I have a bone to pick with you. Yes, you with the wordpress.com blog (or blogger.com or squarespace, take your pick). You see I have no problem with your personal blog being on one of those subdomains. In fact I have no problem with any those services or your personal blogs on them. The problem I have is when you put your professional, corporate blogs up like: companyname.wordpress.com. You see that makes me think a few things about you:
- you’re too cheap or broke to pay for a real domain name
- you’ve got no clue when it comes to the internet
- is this a legitimate blog? (Its free, anyone can claim any name)
But beyond the first impression problems there are some other issues you should consider. The first issue at hand is how search engines see you and your ability to impact them. The second problem comes with the blogging software that you’re using. A third issue is the control that you have to give up over your brand.
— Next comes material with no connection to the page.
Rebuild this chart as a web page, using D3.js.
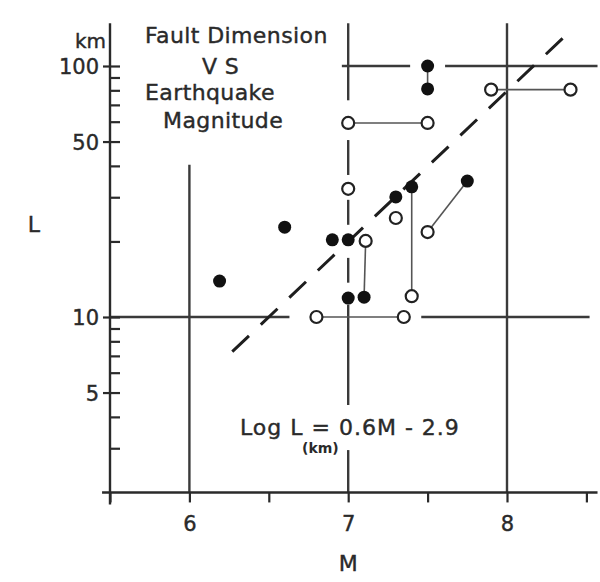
<!DOCTYPE html>
<html><head><meta charset="utf-8">
<script src="https://cdn.jsdelivr.net/npm/d3@7"></script>
<style>html,body{margin:0;padding:0;background:#fff}</style>
</head><body>
<svg id="chart" width="600" height="582"></svg>
<script>
// Fault length L (km) against earthquake magnitude M

// Solid dots
const filledPts = [
  {m:6.19, l:13.9}, {m:6.60, l:22.8}, {m:6.90, l:20.3}, {m:7.00, l:20.3},
  {m:7.00, l:11.9}, {m:7.10, l:12.0}, {m:7.30, l:30.1}, {m:7.40, l:33.0},
  {m:7.50, l:100},  {m:7.50, l:81},   {m:7.75, l:34.8}
];
// Hollow dots
const openPts = [
  {m:7.11, l:20.1}, {m:7.00, l:32.4}, {m:7.00, l:59.3}, {m:7.50, l:59.3},
  {m:7.90, l:80.5}, {m:8.40, l:80.5}, {m:7.30, l:24.8}, {m:7.40, l:12.1},
  {m:7.50, l:21.8}, {m:6.80, l:10.0}, {m:7.35, l:10.0}
];
// Pairs of estimates joined for the same event
const links = [
  [{m:7.11, l:20.1}, {m:7.10, l:12.0}],
  [{m:7.00, l:59.3}, {m:7.50, l:59.3}],
  [{m:7.50, l:100},  {m:7.50, l:81}],
  [{m:7.90, l:80.5}, {m:8.40, l:80.5}],
  [{m:7.40, l:33.0}, {m:7.40, l:12.1}],
  [{m:7.75, l:34.8}, {m:7.50, l:21.8}],
  [{m:6.80, l:10.0}, {m:7.35, l:10.0}]
];
// Reference rules (broken where marks and text sit)
const vRules = [
  {m:6, from:40.4, to:2}, {m:8, from:148, to:2},
  {m:7, from:148, to:73}, {m:7, from:50.7, to:36.8}, {m:7, from:29.3, to:23.3},
  {m:7, from:17.2, to:13.7}, {m:7, from:11.2, to:4.46}, {m:7, from:2.95, to:2}
];
const hRules = [
  {l:100, from:6.96, to:7.39}, {l:100, from:7.61, to:8.57},
  {l:10, from:5.5, to:6.63},   {l:10, from:7.46, to:8.52}
];
// Regression: log L = 0.6 M - 2.9
const fitSlope = 0.6, fitIntercept = -2.9;
const fitRange = [6.27, 8.35];

const mTicks = [5.5, 6, 6.5, 7, 7.5, 8, 8.5];
const mLabels = [6, 7, 8];
const lMajor = [5, 10, 50, 100];
const lMinor = [3, 4, 6, 7, 8, 9, 20, 30, 40, 60, 70, 80, 90];
const mExtent = [5.45, 8.57];
const lExtent = [2, 148];

const titleLines = ["Fault Dimension", "V S", "Earthquake", "Magnitude"];

const ink = "#2a2a2a";
const FONT = "'DejaVu Sans', sans-serif";

const svg = d3.select("#chart");
const x = d3.scaleLinear().domain([5.5, 8]).range([110, 507]);
const y = d3.scaleLog().domain([10, 100]).range([317, 66]);

// rules
const g = svg.append("g").attr("stroke", "#3a3a3a").attr("stroke-width", 2.4);
g.selectAll(".v").data(vRules).join("line")
  .attr("x1", d => x(d.m)).attr("x2", d => x(d.m))
  .attr("y1", d => y(d.from)).attr("y2", d => y(d.to));
g.selectAll(".h").data(hRules).join("line")
  .attr("y1", d => y(d.l)).attr("y2", d => y(d.l))
  .attr("x1", d => x(d.from)).attr("x2", d => x(d.to));

// axes
const axes = svg.append("g").attr("stroke", ink).attr("stroke-width", 2.4);
axes.append("line")
  .attr("x1", x(mExtent[0])).attr("x2", x(mExtent[1]))
  .attr("y1", y(lExtent[0])).attr("y2", y(lExtent[0]));
axes.append("line")
  .attr("x1", x(5.5)).attr("x2", x(5.5))
  .attr("y1", y(lExtent[1])).attr("y2", y(lExtent[0]) + 12);

const xAxis = svg.append("g").attr("transform", `translate(0,${y(lExtent[0])})`)
  .call(d3.axisBottom(x).tickValues(mTicks).tickSize(10)
    .tickFormat(d => mLabels.includes(d) ? d3.format("d")(d) : ""));
const yMinor = svg.append("g").attr("transform", `translate(${x(5.5)},0)`)
  .call(d3.axisRight(y).tickValues(lMinor.concat(lMajor)).tickSize(10).tickFormat(""));
const yMajor = svg.append("g").attr("transform", `translate(${x(5.5)},0)`)
  .call(d3.axisLeft(y).tickValues(lMajor).tickSize(7).tickPadding(4).tickFormat(d3.format("d")));

[xAxis, yMinor, yMajor].forEach(a => {
  a.select(".domain").remove();
  a.selectAll(".tick line").attr("stroke", ink).attr("stroke-width", 2.2);
  a.selectAll(".tick text").attr("fill", ink).attr("font-family", FONT).attr("font-size", 21)
    .attr("stroke", ink).attr("stroke-width", 0.4);
});
xAxis.selectAll(".tick text").attr("dy", "1.2em");
yMajor.selectAll(".tick text").attr("dy", "0.36em");

// fitted dashed line, dash pattern spread so both ends finish on a dash
const fitLine = d3.line().x(d => x(d)).y(d => y(Math.pow(10, fitSlope * d + fitIntercept)));
const fitPath = svg.append("path").datum(fitRange).attr("d", fitLine)
  .attr("fill", "none").attr("stroke", "#1e1e1e").attr("stroke-width", 3);
const fitLen = fitPath.node().getTotalLength();
const dash = 23, nGaps = Math.round((fitLen - dash) / 39);
const gap = (fitLen - dash) / nGaps - dash;
fitPath.attr("stroke-dasharray", `${dash},${gap}`);

// links
svg.append("g").selectAll("line").data(links).join("line")
  .attr("x1", d => x(d[0].m)).attr("y1", d => y(d[0].l))
  .attr("x2", d => x(d[1].m)).attr("y2", d => y(d[1].l))
  .attr("stroke", "#555").attr("stroke-width", 1.6);

// points
svg.append("g").selectAll("circle").data(openPts).join("circle")
  .attr("cx", d => x(d.m)).attr("cy", d => y(d.l)).attr("r", 6)
  .attr("fill", "#fff").attr("stroke", "#222").attr("stroke-width", 2.2);
svg.append("g").selectAll("circle").data(filledPts).join("circle")
  .attr("cx", d => x(d.m)).attr("cy", d => y(d.l)).attr("r", 6.5)
  .attr("fill", "#111");

// text
const txt = (s, px, py, size, anchor, extra) => {
  const t = svg.append("text").text(s).attr("x", px).attr("y", py)
    .attr("font-family", FONT).attr("font-size", size).attr("fill", ink)
    .attr("stroke", ink).attr("stroke-width", 0.4)
    .attr("text-anchor", anchor || "start");
  if (extra) extra(t);
  return t;
};
const titlePos = [[145, 43], [202, 74], [145, 100], [163, 128]];
titleLines.forEach((s, i) => txt(s, titlePos[i][0], titlePos[i][1], 22, "start",
  t => t.attr("letter-spacing", 0.4)));

txt("km", 106, 48, 20, "end");
txt("L", 34, 232, 22, "middle");
txt("M", x(7), 571, 22, "middle");
txt("Log L = 0.6M - 2.9", 240, 435, 22, "start", t => t.attr("letter-spacing", 1));
txt("(km)", 302, 453, 14, "start", t => t.attr("font-weight", "bold").attr("stroke-width", 0));
</script>
</body></html>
These are certainly not the only problems that stem from using a service and not having your own domain name but these are at the forefront. Let us know what you think other issues are in the comments
A couple of different things happen when you blog under a sub-domain. First your blog gets less weight and becomes more lumped in with the other blogs residing under the same domain name. Because anyone can start a free blog and the massive amounts of spam blogs on most popular free blogging services, search engines are going to devalue your content to start out with. You’re starting out with a handicap. Not a big deal when it’s a personal blog and your intent is to reach friends and family—a much bigger deal when you wish to appear professional. Beyond the initial impression that search engines have of your site, you have very little control over moving or redirecting search engines, should you change the structure of your blog or move a blog post etc. Using a free blogging service often limits the level of access you have to optimize on page elements that impact your search engine ranking too.
By going with a free blogging platform (and not purchasing a domain name upgrade) you place yourself in the hands of the company running that service. If you’re running your own version of that software, you have much more control over it and nothing will happen to your site if the company putting out the software goes out of business or is acquired by another company etc. Blogger was originally it’s own company and while it’s still doing well, it was bought by Google. If you were too tied to that platform and they made changes you didn’t like, you wouldn’t have any options (like running an older version of the software). With blogging software like WordPress there are a great deal of powerful plugins and customizations that you can make but only if you’re running your own version of the software. If you’re running a professional business these limitations are a big problem.
Putting your website on a sub-domain gives up control of your brand. Operating your website there places you under terms of service that you probably didn’t read and that could change at any time. Often blogging platforms like these have terms that are restrictive about the way that you can promote products and services. You could be placing yourself in a difficult situation if you haven’t carefully reviewed these terms. By using a sub-domain you’re also giving away control over your brand name. People visiting your blog will always see the main domain name and your name instead of just your name.
Hopefully these thoughts make you pause before you go off and signup for a free blogging service somewhere. If that’s what you do, at least make sure that you choose one that offers a data export so that you can move your posts somewhere else without too much difficulty. Please note that I have no problem with using services like wordpress.com to handle your company blog if that’s what you feel best meets your needs. Just make sure at the very least that you purchase a real domain name and the service upgrade that lets you use it with wordpress.com. That will mitigate all of the issues here except for being able to install plugins and add-ons other than the ones that they offer.
What are your thoughts? Do you trust company blogs that are run from wordpress.com or some other sub-domain?